## SET PROBLEM
Reproduce the listing below character for character; drop every image.

## RAW DATA
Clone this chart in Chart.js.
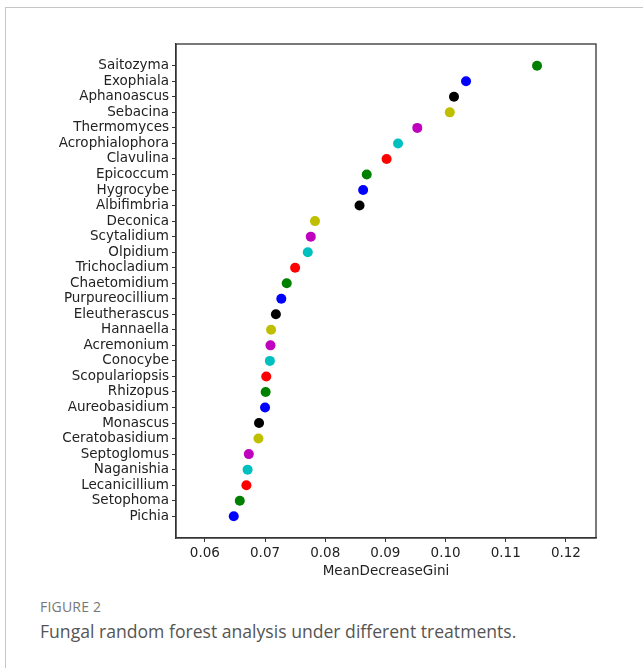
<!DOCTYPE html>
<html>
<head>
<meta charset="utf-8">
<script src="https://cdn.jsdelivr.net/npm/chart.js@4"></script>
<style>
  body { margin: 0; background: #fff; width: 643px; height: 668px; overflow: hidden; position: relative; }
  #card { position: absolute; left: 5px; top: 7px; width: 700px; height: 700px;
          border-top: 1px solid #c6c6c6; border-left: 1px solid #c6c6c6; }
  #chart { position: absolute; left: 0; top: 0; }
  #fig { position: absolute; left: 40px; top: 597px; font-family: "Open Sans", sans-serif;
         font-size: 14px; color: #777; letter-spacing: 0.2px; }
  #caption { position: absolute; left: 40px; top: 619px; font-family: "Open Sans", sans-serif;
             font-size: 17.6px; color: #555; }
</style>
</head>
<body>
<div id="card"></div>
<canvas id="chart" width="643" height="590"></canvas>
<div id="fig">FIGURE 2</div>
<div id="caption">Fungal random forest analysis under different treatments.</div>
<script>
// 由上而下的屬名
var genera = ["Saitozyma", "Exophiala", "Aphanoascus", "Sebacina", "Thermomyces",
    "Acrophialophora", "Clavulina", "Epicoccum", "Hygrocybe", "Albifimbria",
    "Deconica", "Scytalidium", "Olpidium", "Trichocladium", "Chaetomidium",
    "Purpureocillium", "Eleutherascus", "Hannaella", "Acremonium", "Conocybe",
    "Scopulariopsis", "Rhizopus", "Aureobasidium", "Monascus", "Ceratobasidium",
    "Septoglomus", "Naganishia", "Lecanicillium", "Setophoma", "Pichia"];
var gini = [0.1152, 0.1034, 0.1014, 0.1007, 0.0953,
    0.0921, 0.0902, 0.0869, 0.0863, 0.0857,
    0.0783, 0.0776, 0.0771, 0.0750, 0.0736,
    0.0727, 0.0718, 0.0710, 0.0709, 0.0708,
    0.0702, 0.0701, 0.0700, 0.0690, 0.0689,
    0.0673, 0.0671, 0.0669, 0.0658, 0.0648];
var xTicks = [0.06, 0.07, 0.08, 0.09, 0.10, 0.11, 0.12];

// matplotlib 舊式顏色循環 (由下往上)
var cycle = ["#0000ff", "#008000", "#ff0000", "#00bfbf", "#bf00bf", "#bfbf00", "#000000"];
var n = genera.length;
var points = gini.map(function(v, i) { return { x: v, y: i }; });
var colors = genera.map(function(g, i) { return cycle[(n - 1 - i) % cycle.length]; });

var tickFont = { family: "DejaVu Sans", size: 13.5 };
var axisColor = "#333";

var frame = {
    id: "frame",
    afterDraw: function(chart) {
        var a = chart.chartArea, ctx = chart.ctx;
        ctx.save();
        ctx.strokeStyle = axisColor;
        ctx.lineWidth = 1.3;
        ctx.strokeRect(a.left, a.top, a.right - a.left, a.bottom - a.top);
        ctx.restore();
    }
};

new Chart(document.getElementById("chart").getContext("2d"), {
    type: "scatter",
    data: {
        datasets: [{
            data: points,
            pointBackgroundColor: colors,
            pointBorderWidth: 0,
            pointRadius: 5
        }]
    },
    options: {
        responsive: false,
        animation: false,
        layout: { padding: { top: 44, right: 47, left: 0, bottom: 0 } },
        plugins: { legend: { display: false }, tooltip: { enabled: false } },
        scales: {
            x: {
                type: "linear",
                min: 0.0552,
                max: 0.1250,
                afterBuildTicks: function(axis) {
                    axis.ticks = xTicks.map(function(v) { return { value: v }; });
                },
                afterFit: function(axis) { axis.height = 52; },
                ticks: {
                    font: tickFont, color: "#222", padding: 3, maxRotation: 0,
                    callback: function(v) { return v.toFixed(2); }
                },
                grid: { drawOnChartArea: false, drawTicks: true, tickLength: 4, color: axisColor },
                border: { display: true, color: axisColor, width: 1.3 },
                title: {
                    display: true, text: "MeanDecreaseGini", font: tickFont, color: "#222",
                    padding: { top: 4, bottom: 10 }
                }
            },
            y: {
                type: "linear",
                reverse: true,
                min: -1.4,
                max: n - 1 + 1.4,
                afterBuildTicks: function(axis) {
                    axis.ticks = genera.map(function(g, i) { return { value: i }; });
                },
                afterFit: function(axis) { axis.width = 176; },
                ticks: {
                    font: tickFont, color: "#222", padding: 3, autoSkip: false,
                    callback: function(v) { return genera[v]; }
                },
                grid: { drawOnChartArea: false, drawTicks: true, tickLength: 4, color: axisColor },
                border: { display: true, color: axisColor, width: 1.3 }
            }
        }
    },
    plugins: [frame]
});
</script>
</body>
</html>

## THE RESPONSE
Clone this chart in Chart.js.
<!DOCTYPE html>
<html>
<head>
<meta charset="utf-8">
<script src="https://cdn.jsdelivr.net/npm/chart.js@4"></script>
<style>
  body { margin: 0; background: #fff; width: 643px; height: 668px; overflow: hidden; position: relative; }
  #card { position: absolute; left: 5px; top: 7px; width: 700px; height: 700px;
          border-top: 1px solid #c6c6c6; border-left: 1px solid #c6c6c6; }
  #chart { position: absolute; left: 0; top: 0; }
  #fig { position: absolute; left: 40px; top: 597px; font-family: "Open Sans", sans-serif;
         font-size: 14px; color: #777; letter-spacing: 0.2px; }
  #caption { position: absolute; left: 40px; top: 619px; font-family: "Open Sans", sans-serif;
             font-size: 17.6px; color: #555; }
</style>
</head>
<body>
<div id="card"></div>
<canvas id="chart" width="643" height="590"></canvas>
<div id="fig">FIGURE 2</div>
<div id="caption">Fungal random forest analysis under different treatments.</div>
<script>
// 由上而下的屬名
var genera = ["Saitozyma", "Exophiala", "Aphanoascus", "Sebacina", "Thermomyces",
    "Acrophialophora", "Clavulina", "Epicoccum", "Hygrocybe", "Albifimbria",
    "Deconica", "Scytalidium", "Olpidium", "Trichocladium", "Chaetomidium",
    "Purpureocillium", "Eleutherascus", "Hannaella", "Acremonium", "Conocybe",
    "Scopulariopsis", "Rhizopus", "Aureobasidium", "Monascus", "Ceratobasidium",
    "Septoglomus", "Naganishia", "Lecanicillium", "Setophoma", "Pichia"];
var gini = [0.1152, 0.1034, 0.1014, 0.1007, 0.0953,
    0.0921, 0.0902, 0.0869, 0.0863, 0.0857,
    0.0783, 0.0776, 0.0771, 0.0750, 0.0736,
    0.0727, 0.0718, 0.0710, 0.0709, 0.0708,
    0.0702, 0.0701, 0.0700, 0.0690, 0.0689,
    0.0673, 0.0671, 0.0669, 0.0658, 0.0648];
var xTicks = [0.06, 0.07, 0.08, 0.09, 0.10, 0.11, 0.12];

// matplotlib 舊式顏色循環 (由下往上)
var cycle = ["#0000ff", "#008000", "#ff0000", "#00bfbf", "#bf00bf", "#bfbf00", "#000000"];
var n = genera.length;
var points = gini.map(function(v, i) { return { x: v, y: i }; });
var colors = genera.map(function(g, i) { return cycle[(n - 1 - i) % cycle.length]; });

var tickFont = { family: "DejaVu Sans", size: 13.5 };
var axisColor = "#333";

var frame = {
    id: "frame",
    afterDraw: function(chart) {
        var a = chart.chartArea, ctx = chart.ctx;
        ctx.save();
        ctx.strokeStyle = axisColor;
        ctx.lineWidth = 1.3;
        ctx.strokeRect(a.left, a.top, a.right - a.left, a.bottom - a.top);
        ctx.restore();
    }
};

new Chart(document.getElementById("chart").getContext("2d"), {
    type: "scatter",
    data: {
        datasets: [{
            data: points,
            pointBackgroundColor: colors,
            pointBorderWidth: 0,
            pointRadius: 5
        }]
    },
    options: {
        responsive: false,
        animation: false,
        layout: { padding: { top: 44, right: 47, left: 0, bottom: 0 } },
        plugins: { legend: { display: false }, tooltip: { enabled: false } },
        scales: {
            x: {
                type: "linear",
                min: 0.0552,
                max: 0.1250,
                afterBuildTicks: function(axis) {
                    axis.ticks = xTicks.map(function(v) { return { value: v }; });
                },
                afterFit: function(axis) { axis.height = 52; },
                ticks: {
                    font: tickFont, color: "#222", padding: 3, maxRotation: 0,
                    callback: function(v) { return v.toFixed(2); }
                },
                grid: { drawOnChartArea: false, drawTicks: true, tickLength: 4, color: axisColor },
                border: { display: true, color: axisColor, width: 1.3 },
                title: {
                    display: true, text: "MeanDecreaseGini", font: tickFont, color: "#222",
                    padding: { top: 4, bottom: 10 }
                }
            },
            y: {
                type: "linear",
                reverse: true,
                min: -1.4,
                max: n - 1 + 1.4,
                afterBuildTicks: function(axis) {
                    axis.ticks = genera.map(function(g, i) { return { value: i }; });
                },
                afterFit: function(axis) { axis.width = 176; },
                ticks: {
                    font: tickFont, color: "#222", padding: 3, autoSkip: false,
                    callback: function(v) { return genera[v]; }
                },
                grid: { drawOnChartArea: false, drawTicks: true, tickLength: 4, color: axisColor },
                border: { display: true, color: axisColor, width: 1.3 }
            }
        }
    },
    plugins: [frame]
});
</script>
</body>
</html>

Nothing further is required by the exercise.